Finally Tuned
66 cm W x 66 cm H x 31 cm D / 12 kg (26" W x 26" D x 12" H / 14 lbs)
Think of Bohr's atomic model, with a few orbits around the nucleus. Give it a body – extrude the layers down and you get something that resembles a roman amphitheatre (it shouldn’t be down, but even a work of art must obey gravity). The tribunes have different elevations just as the orbits of the electrons have discrete levels of energy. And every tribune has subdivisions of discrete values, as suggested by the stained-glass ring.
Schrödinger’s probability wave equation tells us that the electrons don’t have a unique position in space, but they spread over a volume of space, simultaneously, just like the body of this amphitheatre. The Schrödinger’s dilemma, whether the cat is dead or alive inside the box, before looking, persists today in science, known as the “observer’s problem” (or, the “measurement problem”). The two shoes (one burned - the dead, and one shiny - the alive) invite us to reflect over the counterintuitive nature of the subatomic world, because we’re not used to see things in such disembodied, probabilistic way. Our macro-world is rather consistent in time and not observer dependent.
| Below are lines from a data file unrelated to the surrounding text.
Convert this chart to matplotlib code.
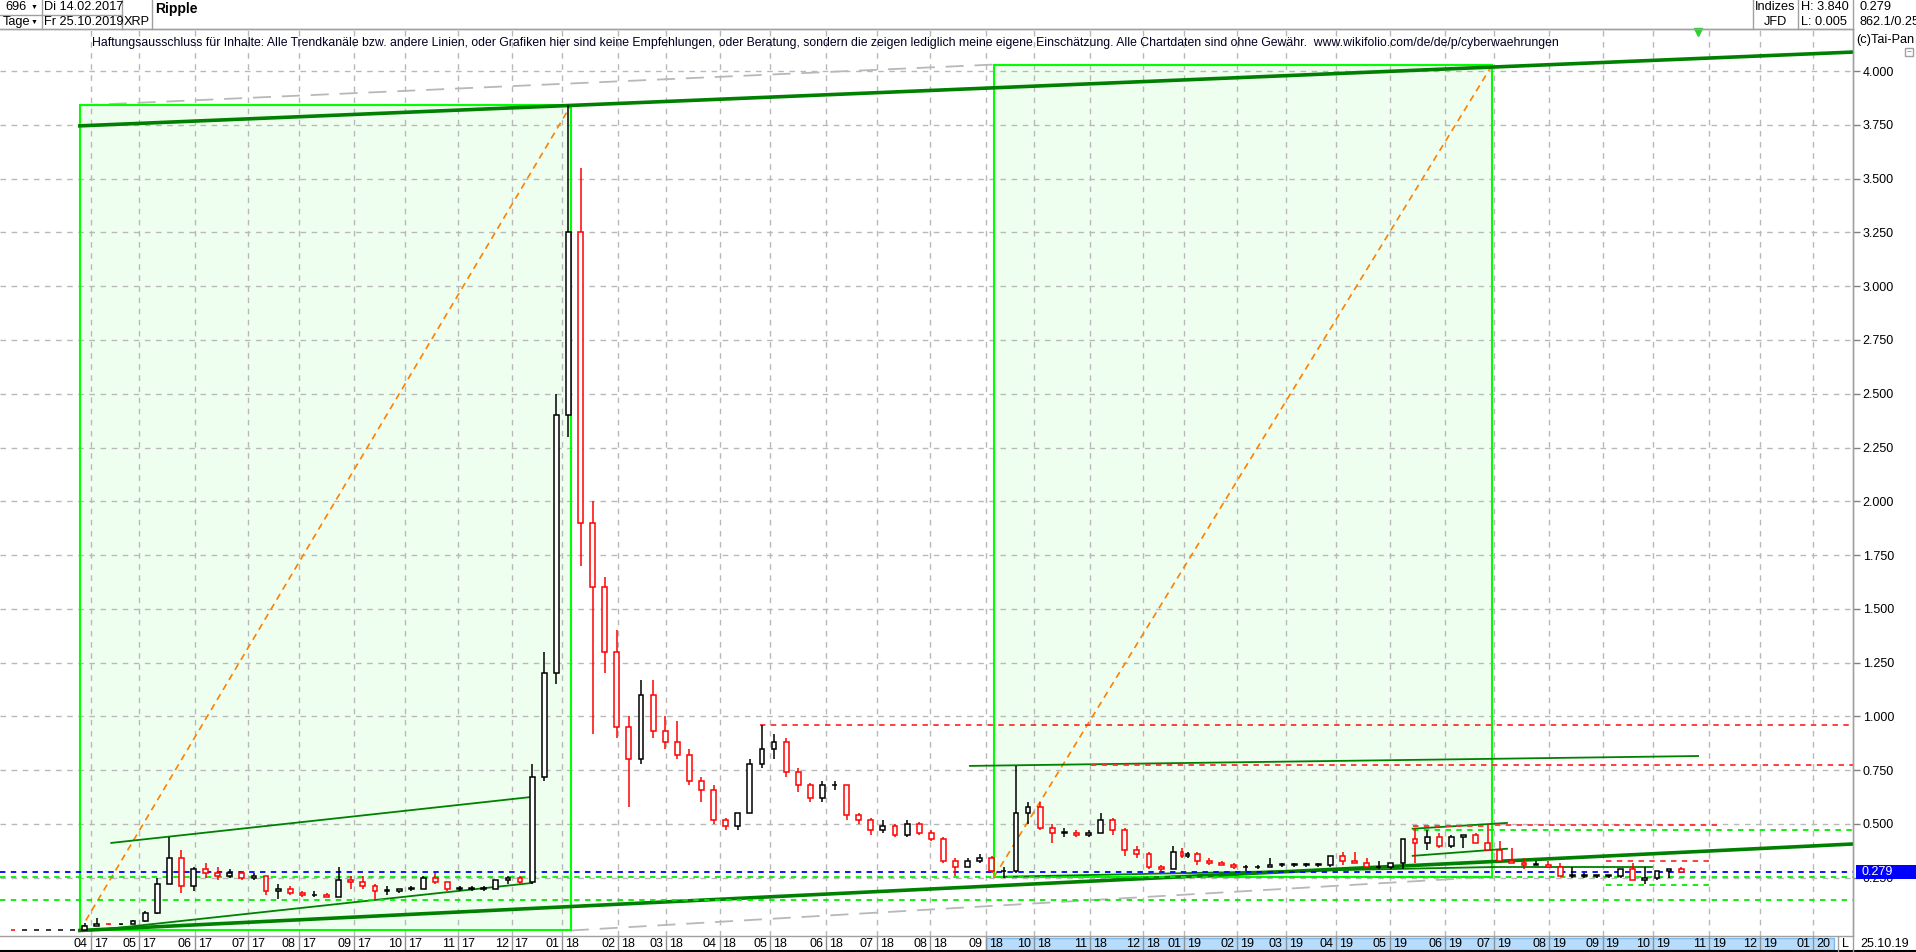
import numpy as np
import pandas as pd
import matplotlib
matplotlib.use("Agg")
import matplotlib.pyplot as plt
from matplotlib.patches import Rectangle
from matplotlib.lines import Line2D
import matplotlib.transforms as mtransforms

plt.rcParams['font.family'] = ['Liberation Sans', 'DejaVu Sans']

# ---------------- data ----------------
first_day = "2017-02-14"
last_day = "2019-10-25"
week_start = "2017-02-13"
w_open = [.0063, .0062, .0063, .0064, .0066, .0068, .0090, .028, .034, .033,
          .034, .048, .085, .22, .34, .21, .29, .27, .26, .27,
          .25, .26, .19, .20, .18, .17, .17, .16, .24, .23,
          .21, .19, .19, .20, .20, .25, .23, .20, .20, .20,
          .20, .24, .25, .23, .72, 1.20, 2.40, 3.25, 1.90, 1.60,
          1.30, .95, .80, 1.10, .93, .88, .82, .70, .66, .52,
          .49, .55, .78, .85, .88, .74, .68, .62, .68, .68,
          .54, .52, .47, .49, .45, .50, .46, .43, .33, .30,
          .33, .34, .28, .28, .55, .58, .48, .46, .46, .45,
          .46, .52, .47, .38, .36, .30, .29, .37, .35, .36,
          .33, .32, .31, .30, .30, .30, .31, .31, .31, .31,
          .31, .35, .33, .32, .30, .30, .32, .43, .41, .44,
          .40, .44, .45, .41, .38, .33, .32, .31, .31, .30,
          .26, .26, .26, .26, .26, .29, .24, .25, .28, .29, .29]
w_high = [.0066, .0065, .0067, .0068, .0070, .0095, .040, .063, .036, .036,
          .052, .095, .25, .44, .38, .30, .32, .30, .29, .28,
          .27, .26, .22, .21, .19, .19, .18, .30, .26, .26,
          .22, .21, .20, .21, .26, .27, .23, .21, .21, .21,
          .24, .26, .26, .78, 1.30, 2.50, 3.84, 3.55, 2.00, 1.65,
          1.40, 1.00, 1.17, 1.17, 1.00, .98, .85, .72, .68, .53,
          .55, .80, .96, .92, .90, .76, .69, .70, .70, .68,
          .55, .53, .52, .50, .52, .51, .47, .44, .34, .34,
          .36, .35, .30, .77, .60, .60, .50, .48, .47, .47,
          .55, .53, .48, .40, .37, .31, .40, .39, .37, .37,
          .34, .33, .32, .31, .31, .34, .32, .32, .32, .32,
          .32, .37, .37, .34, .33, .31, .33, .48, .47, .46,
          .45, .45, .46, .50, .42, .39, .34, .33, .33, .32,
          .30, .27, .26, .26, .26, .32, .30, .26, .28, .30, .31]
w_low = [.0058, .0059, .0060, .0061, .0063, .0065, .0088, .027, .031, .031,
         .033, .045, .080, .22, .18, .19, .25, .24, .25, .24,
         .24, .17, .15, .17, .16, .16, .16, .16, .20, .20,
         .15, .17, .18, .19, .20, .22, .19, .19, .19, .19,
         .20, .22, .22, .22, .70, 1.15, 2.30, 1.70, .92, 1.20,
         .90, .58, .78, .90, .85, .80, .68, .60, .50, .47,
         .47, .55, .76, .80, .72, .65, .60, .60, .66, .52,
         .50, .45, .46, .44, .44, .45, .42, .32, .26, .30,
         .32, .27, .25, .27, .50, .47, .41, .44, .44, .44,
         .46, .45, .35, .34, .29, .28, .29, .34, .34, .31,
         .31, .31, .29, .28, .29, .30, .30, .30, .30, .30,
         .30, .31, .33, .32, .29, .29, .29, .32, .38, .39,
         .39, .39, .42, .40, .37, .32, .29, .31, .30, .30,
         .25, .25, .25, .25, .25, .25, .22, .24, .25, .28, .27]
w_close = [.0062, .0063, .0064, .0066, .0068, .0090, .028, .034, .033, .034,
           .048, .085, .22, .34, .21, .29, .27, .26, .27, .25,
           .26, .19, .20, .18, .17, .17, .16, .24, .23, .21,
           .19, .19, .20, .20, .25, .23, .20, .20, .20, .20,
           .24, .25, .23, .72, 1.20, 2.40, 3.25, 1.90, 1.60, 1.30,
           .95, .80, 1.10, .93, .88, .82, .70, .66, .52, .49,
           .55, .78, .85, .88, .74, .68, .62, .68, .68, .54,
           .52, .47, .49, .45, .50, .46, .43, .33, .30, .33,
           .34, .28, .28, .55, .58, .48, .46, .46, .45, .46,
           .52, .47, .38, .36, .30, .29, .37, .35, .36, .33,
           .32, .31, .30, .30, .30, .31, .31, .31, .31, .31,
           .35, .33, .32, .30, .30, .32, .43, .41, .44, .40,
           .44, .45, .41, .38, .33, .32, .31, .31, .30, .26,
           .26, .26, .26, .26, .29, .24, .25, .28, .29, .279]

last_price = 0.279
hi_price, lo_price = 3.840, 0.005
missing_days = ["2018-12-24", "2018-12-25", "2018-12-26", "2018-12-31", "2019-01-01"]
y_ticks = [0.25 * k for k in range(1, 17)]

# drawn objects (date, value)
box1 = ("2017-03-27", 0.005, "2018-01-04", 3.84)
box2 = ("2018-09-06", 0.255, "2019-06-28", 4.03)
chan_top = [("2017-03-27", 3.745), ("2018-01-04", 3.84)]
chan_bot = [("2017-03-27", 0.005), ("2019-10-25", 0.372)]
thin_lines = [
    [("2017-04-13", 0.412), ("2017-12-13", 0.626)],
    [("2017-04-06", 0.008), ("2017-12-13", 0.226)],
    [("2018-08-23", 0.770), ("2019-10-25", 0.816)],
    [("2019-05-14", 0.478), ("2019-07-08", 0.505)],
    [("2019-05-14", 0.352), ("2019-07-08", 0.385)],
    [("2018-09-12", 0.255), ("2019-06-28", 0.300)],
    [("2019-06-28", 0.300), ("2019-09-30", 0.300)],
]
grey_lines = [
    [("2017-03-27", 3.84), ("2018-09-06", 4.03)],
    [("2018-01-04", 0.005), ("2019-06-28", 0.255)],
]
hlines_full = [(0.279, '#0000ff'), (0.2515, '#00ee00'), (0.145, '#00ee00')]
hlines_part = [
    (0.962, "2018-04-24", None, '#ff3030'),
    (0.776, "2018-11-01", None, '#ff3030'),
    (0.473, "2019-05-14", None, '#00ee00'),
    (0.490, "2019-05-14", "2019-06-26", '#ff3030'),
    (0.495, "2019-07-01", "2019-11-06", '#ff3030'),
    (0.328, "2019-09-03", "2019-11-01", '#ff3030'),
    (0.217, "2019-09-03", "2019-11-01", '#00ee00'),
]

disclaimer = ("Haftungsausschluss für Inhalte: Alle Trendkanäle bzw. andere Linien, oder Grafiken hier sind keine "
              "Empfehlungen, oder Beratung, sondern die zeigen lediglich meine eigene Einschätzung. Alle Chartdaten "
              "sind ohne Gewähr.  www.wikifolio.com/de/de/p/cyberwaehrungen")

# ---------------- calendar (bar index) ----------------
bars = pd.bdate_range(first_day, "2020-02-28", freq="C", holidays=missing_days)


def bi(d):
    return float(bars.searchsorted(pd.Timestamp(d)))


months = pd.date_range("2017-04-01", "2020-01-01", freq="MS")
grid_x = [bi(m) - 0.5 for m in months]

# ---------------- figure layout ----------------
W, H = 1916, 952
fig = plt.figure(figsize=(W / 100, H / 100), dpi=100)
fig.patch.set_facecolor('white')
ax_l, ax_r, ax_t, ax_b = 0, 1853, 29, 936
ax = fig.add_axes([ax_l / W, 1 - ax_b / H, (ax_r - ax_l) / W, (ax_b - ax_t) / H])

px_apr, px_jan = 90.7, 1813.0
ppb = (px_jan - px_apr) / (grid_x[-1] - grid_x[0])
ax.set_xlim(grid_x[0] - (px_apr - ax_l) / ppb, grid_x[0] + (ax_r - px_apr) / ppb)
ppu = (824 - 71) / 3.5
ax.set_ylim(0.5 - (ax_b - 824) / ppu, 4.0 + (71 - ax_t) / ppu)
x_right = ax.get_xlim()[1]

ax.spines['left'].set_visible(False)
for s in ['top', 'right', 'bottom']:
    ax.spines[s].set_color('#a0a0a0')
    ax.spines[s].set_linewidth(1)

ax.yaxis.tick_right()
ax.set_yticks(y_ticks)
ax.set_yticklabels([f"{v:.3f}" for v in y_ticks], fontsize=9)
ax.tick_params(axis='y', length=5, width=1, color='#808080', pad=2)
ax.set_xticks([])

# grid
for v in y_ticks:
    ax.axhline(v, color='#b8b8b8', lw=1, ls=(0, (4, 4)), zorder=1)
for gx in grid_x:
    ax.axvline(gx, color='#b8b8b8', lw=1, ls=(0, (4, 4)), zorder=1)

# boxes with diagonal
for (d0, v0, d1, v1) in [box1, box2]:
    x0, x1 = bi(d0), bi(d1)
    ax.add_patch(Rectangle((x0, v0), x1 - x0, v1 - v0, facecolor='#efffef',
                           edgecolor='none', lw=0, zorder=0.5))
    ax.add_patch(Rectangle((x0, v0), x1 - x0, v1 - v0, facecolor='none',
                           edgecolor='#00ff00', lw=1.5, zorder=3))
    ax.plot([x0, x1], [v0, v1], color='#ff8000', lw=1.2, ls=(0, (4, 3)), zorder=3)


def extend(pts, to_right=True):
    (d0, v0), (d1, v1) = pts
    x0, x1 = bi(d0), bi(d1)
    k = (v1 - v0) / (x1 - x0)
    xe = x_right if to_right else x1
    return [x0, xe], [v0, v0 + k * (xe - x0)]


xs, ys = extend(chan_top)
ax.plot(xs, ys, color='#008000', lw=2.6, zorder=4)
xs, ys = extend(chan_bot)
ax.plot(xs, ys, color='#008000', lw=2.6, zorder=4)
for ln in thin_lines:
    ax.plot([bi(d) for d, _ in ln], [v for _, v in ln], color='#008000', lw=1.3, zorder=4)
for ln in grey_lines:
    ax.plot([bi(d) for d, _ in ln], [v for _, v in ln], color='#b8b8b8', lw=1.3,
            ls=(0, (10, 6)), zorder=2)

for v, c in hlines_full:
    ax.axhline(v, color=c, lw=1.3, ls=(0, (3, 3)), zorder=5)
for v, d0, d1, c in hlines_part:
    x0 = bi(d0)
    x1 = bi(d1) if d1 else x_right
    ax.plot([x0, x1], [v, v], color=c, lw=1.3, ls=(0, (3, 3)), zorder=5)

# candles (weekly)
wk = pd.date_range(week_start, periods=len(w_close), freq="W-MON")
for i, m in enumerate(wk):
    i0 = max(bi(m), 0)
    i1 = bi(m + pd.Timedelta(days=5)) - 1
    xc = (i0 + i1) / 2
    n = i1 - i0 + 1
    o, h, l, c = w_open[i], w_high[i], w_low[i], w_close[i]
    col = 'black' if c >= o else '#ff0000'
    ax.plot([xc, xc], [l, h], color=col, lw=1.1, zorder=6, solid_capstyle='butt')
    bw = 0.4 * n
    lo_, hi_ = min(o, c), max(o, c)
    ax.add_patch(Rectangle((xc - bw / 2, lo_), bw, max(hi_ - lo_, 0.002),
                           facecolor='white', edgecolor=col, lw=1.1, zorder=7))

# last price marker at top
xl = bi(last_day)
ax.plot([xl], [ax.get_ylim()[1] - 0.012], marker='v', color='#30d030', ms=6, zorder=8, clip_on=False)

# disclaimer
ax.text((92 - ax_l) / (ax_r - ax_l), 1 - (43 - ax_t) / (ax_b - ax_t), disclaimer,
        transform=ax.transAxes, fontsize=8.87, va='center', ha='left', color='#000020', zorder=9)

# x labels
bt = mtransforms.blended_transform_factory(ax.transData, fig.transFigure)
fy = 1 - 944 / H
for m, gx in zip(months, grid_x):
    ax.text(gx - 1.2, fy, f"{m.month:02d}", transform=bt, ha='right', va='center', fontsize=9, clip_on=False)
    ax.text(gx + 1.2, fy, f"{m.year % 100:02d}", transform=bt, ha='left', va='center', fontsize=9, clip_on=False)
    ax.add_line(Line2D([gx, gx], [1 - 937 / H, 1 - 951 / H], transform=bt, color='#909090', lw=1, clip_on=False))


# ---------------- figure-level chrome ----------------
def fx(x):
    return x / W


def fyy(y):
    return 1 - y / H


def fline(x0, y0, x1, y1, c='#a0a0a0', lw=1):
    fig.add_artist(Line2D([fx(x0), fx(x1)], [fyy(y0), fyy(y1)], color=c, lw=lw))


def ftext(x, y, s, **kw):
    kw.setdefault('fontsize', 9)
    kw.setdefault('va', 'center')
    fig.text(fx(x), fyy(y), s, **kw)


# blue highlight band on time axis
fig.add_artist(Rectangle((fx(986), fyy(950)), fx(1834) - fx(986), fyy(938) - fyy(950),
                         transform=fig.transFigure, facecolor='#b8dcfb', edgecolor='#80b8e8', lw=1, zorder=0))
fline(0, 951, W, 951, c='black', lw=1.5)
fline(1838, 937, 1838, 952)
fline(1853, 0, 1853, 952)
ftext(1845.5, 944, "L", ha='center')
ftext(1860, 944, "25.10.19")

# header
fline(0, 29, 1853, 29)
fline(0, 15, 122, 15)
for x in [42, 122, 152]:
    fline(x, 0, x, 29)
for x in [1753, 1798]:
    fline(x, 0, x, 29)
ftext(5, 7.5, "696", fontsize=9.2)
ftext(31, 7.5, "▼", fontsize=5)
ftext(44, 7.5, "Di 14.02.2017", fontsize=9.2)
ftext(3, 22, "Tage", fontsize=9.2)
ftext(31, 22, "▼", fontsize=5)
ftext(44, 22, "Fr 25.10.2019", fontsize=9.2)
ftext(124, 22, "XRP", fontsize=9.2)
ftext(155, 9, "Ripple", fontsize=10, fontweight='bold')
ftext(1775.5, 7.5, "Indizes", fontsize=9.2, ha='center')
ftext(1775.5, 22, "JFD", fontsize=9.2, ha='center')
ftext(1801, 7.5, f"H: {hi_price:.3f}", fontsize=9.2)
ftext(1801, 22, f"L: {lo_price:.3f}", fontsize=9.2)
ftext(1859, 7.5, f"{last_price:.3f}", fontsize=9.2)
ftext(1859, 22, "862.1/0.25", fontsize=9.2)
ftext(1856, 40, "(c)Tai-Pan", fontsize=9.2)
fig.add_artist(Rectangle((fx(1905), fyy(56)), fx(8), fyy(0) - fyy(8), transform=fig.transFigure,
                         facecolor='white', edgecolor='#a0a0a0', lw=1))
ftext(1909, 52, "−", fontsize=6, ha='center', color='#808080')

# current price label box
yp = ax.transData.transform((0, last_price))[1]
ypix = H - yp
fig.add_artist(Rectangle((fx(1856), fyy(ypix + 7)), fx(W - 1856), fyy(0) - fyy(14),
                         transform=fig.transFigure, facecolor='#0000ff', edgecolor='none', zorder=10))
fig.text(fx(1862), fyy(ypix), f"{last_price:.3f}", color='white', fontsize=9, va='center', zorder=11)

fig.savefig("out.png", dpi=100)
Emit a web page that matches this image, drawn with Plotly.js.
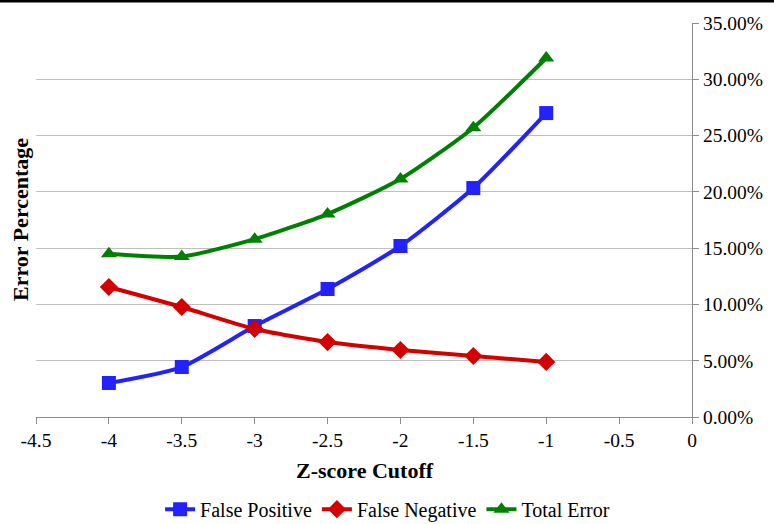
<!DOCTYPE html>
<html>
<head>
<meta charset="utf-8">
<script src="https://cdn.plot.ly/plotly-3.0.1.min.js"></script>
<style>html,body{margin:0;padding:0;background:#fff;}#chart{width:774px;height:524px;}</style>
</head>
<body>
<div id="chart"></div>
<script>
const zCutoff = [-4, -3.5, -3, -2.5, -2, -1.5, -1];
const falsePositive = [3.02, 4.44, 8.08, 11.37, 15.19, 20.34, 27.0];
const falseNegative = [11.55, 9.77, 7.82, 6.66, 5.95, 5.42, 4.89];
const totalError = [14.5, 14.25, 15.8, 18.03, 21.14, 25.7, 31.89];
const xTicks = [-4.5, -4, -3.5, -3, -2.5, -2, -1.5, -1, -0.5, 0];
const yTicks = [0, 5, 10, 15, 20, 25, 30, 35];

const font = '"Liberation Serif", "Times New Roman", serif';
function series(name, y, color, symbol, size) {
  return {
    x: zCutoff, y: y, name: name, type: 'scatter', mode: 'lines+markers',
    line: {color: color, width: 4, shape: 'spline', smoothing: 0.6},
    marker: {color: color, symbol: symbol, size: size}
  };
}
const data = [
  series('False Positive', falsePositive, '#2222ff', 'square', 14),
  series('False Negative', falseNegative, '#d40000', 'diamond', 14),
  series('Total Error', totalError, '#008000', 'triangle-up', 14)
];
const layout = {
  width: 774, height: 524,
  margin: {l: 36, r: 82, t: 23, b: 107, autoexpand: false},
  paper_bgcolor: '#fff', plot_bgcolor: '#fff',
  font: {family: font, size: 19.5, color: '#000'},
  showlegend: true,
  legend: {orientation: 'h', x: 0.536, xanchor: 'center', y: -0.234, yanchor: 'middle',
           font: {family: font, size: 20}, itemwidth: 30},
  xaxis: {
    range: [-4.5, 0], tickvals: xTicks, ticktext: xTicks.map(String),
    showgrid: false, zeroline: false, showline: true, linecolor: '#8c8c8c', linewidth: 1,
    ticks: 'outside', ticklen: 6, tickcolor: '#8c8c8c',
    tickfont: {family: font, size: 19.5}
  },
  yaxis: {
    range: [0, 35], side: 'right', tickvals: yTicks, ticktext: yTicks.map(v => v.toFixed(2) + '%'),
    showgrid: true, gridcolor: '#c0c0c0', gridwidth: 1, zeroline: false,
    showline: true, linecolor: '#8c8c8c', linewidth: 1,
    ticks: 'outside', ticklen: 6, tickcolor: '#8c8c8c',
    tickfont: {family: font, size: 19.5}
  },
  annotations: [{
    text: '<b>Error Percentage</b>', xref: 'paper', yref: 'paper',
    x: -16 / 656, y: 0.5, xanchor: 'center', yanchor: 'middle', textangle: -90,
    showarrow: false, font: {family: font, size: 22}
  }, {
    text: '<b>Z-score Cutoff</b>', xref: 'paper', yref: 'paper',
    x: (364.5 - 36) / 656, y: -(470 - 417) / 394, xanchor: 'center', yanchor: 'middle',
    showarrow: false, font: {family: font, size: 22}
  }],
  shapes: [{
    type: 'line', xref: 'paper', yref: 'paper',
    x0: -36 / 656, x1: 738 / 656, y0: 416 / 394, y1: 416 / 394,
    line: {color: '#000', width: 3}
  }]
};
Plotly.newPlot('chart', data, layout, {displayModeBar: false});
</script>
</body>
</html>
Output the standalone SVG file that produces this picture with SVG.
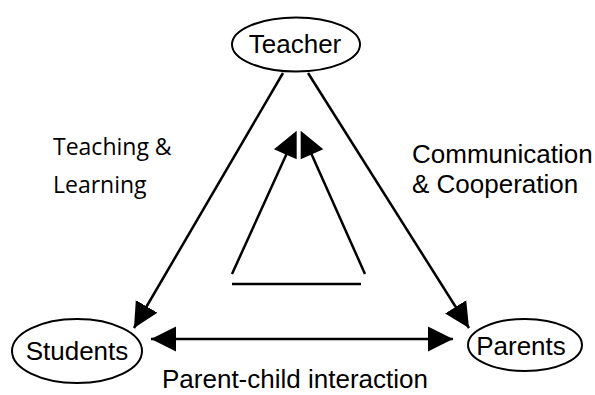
<svg xmlns="http://www.w3.org/2000/svg" width="595" height="395" viewBox="0 0 595 395">
<style>
.node{fill:#fff;stroke:#000;stroke-width:2}
.lbl{font-family:"Liberation Sans",Arial,sans-serif;font-size:26px;fill:#000}
.cal{font-family:"Open Sans","Liberation Sans",sans-serif;font-size:23px;fill:#000}
.ln{stroke:#000;stroke-width:2.5;fill:none}
</style>
<defs>
<marker id="ah" markerUnits="userSpaceOnUse" markerWidth="26" markerHeight="26" viewBox="0 0 26 26" refX="25" refY="13" orient="auto-start-reverse">
<path d="M0,0.5 L25,13 L0,25.5 Z" fill="#000"/>
</marker>
</defs>
<rect width="595" height="395" fill="#fff"/>
<g id="connectors">
<line class="ln" x1="283" y1="73" x2="134" y2="328" marker-end="url(#ah)"/>
<line class="ln" x1="308" y1="73" x2="469" y2="328" marker-end="url(#ah)"/>
<line class="ln" x1="151" y1="339" x2="453" y2="339" marker-start="url(#ah)" marker-end="url(#ah)"/>
<line class="ln" x1="232" y1="274" x2="287" y2="153"/>
<line class="ln" x1="365" y1="274" x2="311" y2="153"/>
<line class="ln" x1="232" y1="284" x2="361" y2="284"/>
<polygon points="296.7,130.7 274,149.3 296.7,159.3" fill="#000"/>
<polygon points="300.7,130.7 323.3,149.3 300.7,159.3" fill="#000"/>
</g>
<g id="teacher">
<ellipse class="node" cx="296" cy="44.5" rx="64" ry="27"/>
<text class="lbl" x="295" y="53" text-anchor="middle">Teacher</text>
</g>
<g id="students">
<ellipse class="node" cx="77" cy="351" rx="65" ry="32"/>
<text class="lbl" x="77" y="360" text-anchor="middle">Students</text>
</g>
<g id="parents">
<ellipse class="node" cx="525" cy="345" rx="57" ry="26"/>
<text class="lbl" x="521" y="355" text-anchor="middle">Parents</text>
</g>
<g id="labels">
<text class="cal" x="53" y="155">Teaching &amp;</text>
<text class="cal" x="53" y="193">Learning</text>
<text class="lbl" x="412" y="163">Communication</text>
<text class="lbl" x="412" y="193">&amp; Cooperation</text>
<text class="lbl" x="162" y="388">Parent-child interaction</text>
</g>
</svg>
The structure of an atom is complex, and the dynamics within the atom are incredible. Radiation occurs by laws of probability, never predictable with high degree of precision - we gave that role to the suspended copper tube. Other creatures, appearing from different sides of the atom’s body, substantiate the intricacy of the atom, suggesting perhaps subatomic components breaking off from their host under whatever external interactions or internal instability.
Next, one may identify a set of levers, dials, gears, and gauges displaced around the atom. They must be there. They must be there. They serve to fine-tune the physical constants that every single atom in the universe obeys: the elementary charge of the electron, the universal gravitational constant, the Plank constant, the speed of light in vacuum, the electric permitivity and the magnetic permeability of the vacuum, the electron’s mass, and maybe others. They must be there, acting unequivocally inside the structure of the atom, making all the building blocs of matter to be consistent and compatible… for the universe to exist.
The beauty of these control knobs and gauges fine-tuning the properties of the underlying structure of reality is that it allows for flowers’ perfume and sweet nectar to emerge. The laws of nature bear the potential for life to emerge. I, the author of this work, am determined to celebrate it.